At the close of Dublin trading, sterling was quoted at 78.77p to the euro -- just above the 78.76p level at which the Irish punt disappeared into the euro in 1999. The last time the British currency was worth less than the Irish one, was in 1996.
Sterling recovered in New York trading last night. But analysts at AIB forecast that the British pound would average 78-80p to the euro over the coming three months, before recovering to around 74p in the first quarter of 2009.
"Sterling will remain sensitive to interest-rate news and development on financial markets," said chief economist John Beggs.
"If, as we suspect, the Bank of England has to lower UK rates by more than it is currently indicating, sterling could come under further pressure.
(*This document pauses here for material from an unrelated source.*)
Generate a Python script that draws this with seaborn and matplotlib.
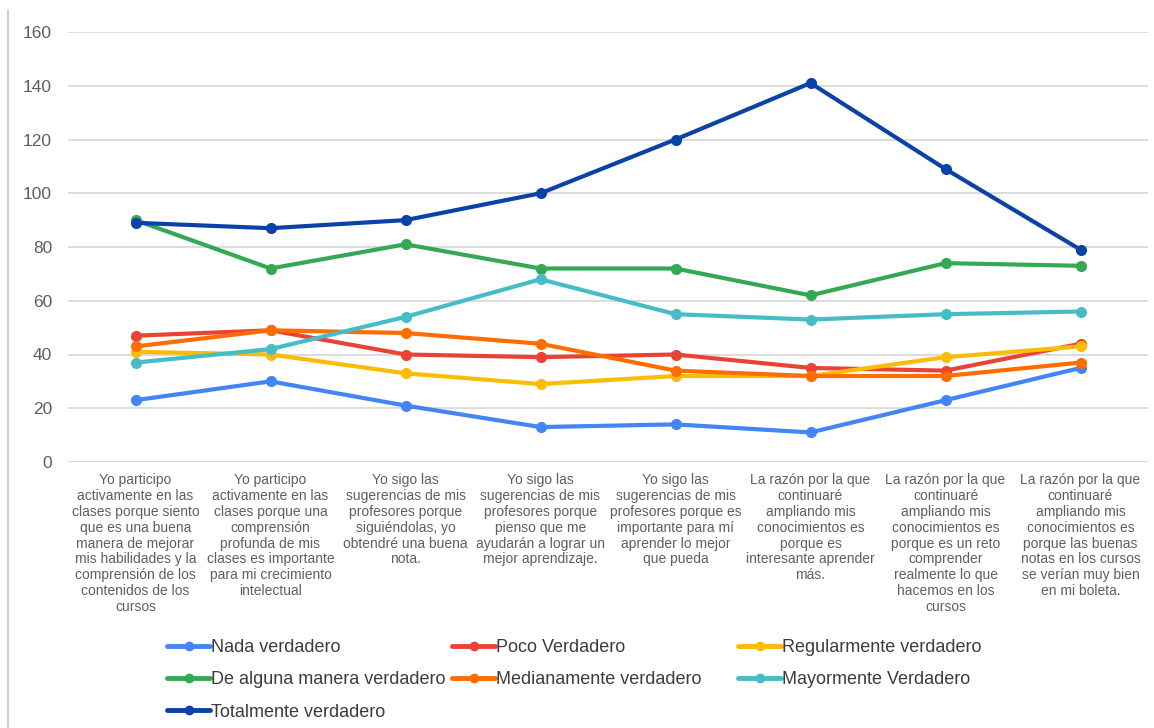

With all key resistance levels now gone, we could not rule out a move above the 80pc level in the short term," AIB Global Treasury's latest Exchange Rate Outlook says.
It said sterling was generally seen as overvalued against the euro, dollar and yen in recent years and now seemed to be experiencing a fundamental correction. "There are increasing concerns about the large and widening current account deficit, which hit an estimated 4.7pc of GDP last year," it said.
Sterling briefly plunged below 79p to the euro during Monday's market panic, after the "firesale" of investment bank Bear Stearns. As happened before, Irish exporters who depend on the British market say they cannot compete above levels around 73p to the euro.
The Irish Exporters Association and the Small Firms Association have both warned about loss of jobs in the exporting sector. "A continued fall in the value of sterling would have a severe impact on the indigenous exporters in Ireland," said John Whelan IEA chief executive.
The dollar remained weak yesterday, as investors saw more rate cuts reducing the yield from dollar assets. "It's still a very dollar-negative environment, as the Fed is expected to cut to about 1.5pc by mid-year and this leaves the larger dollar sell-off trend still in place," said David Powell, a currency strategist, at IDEAglobal in New York.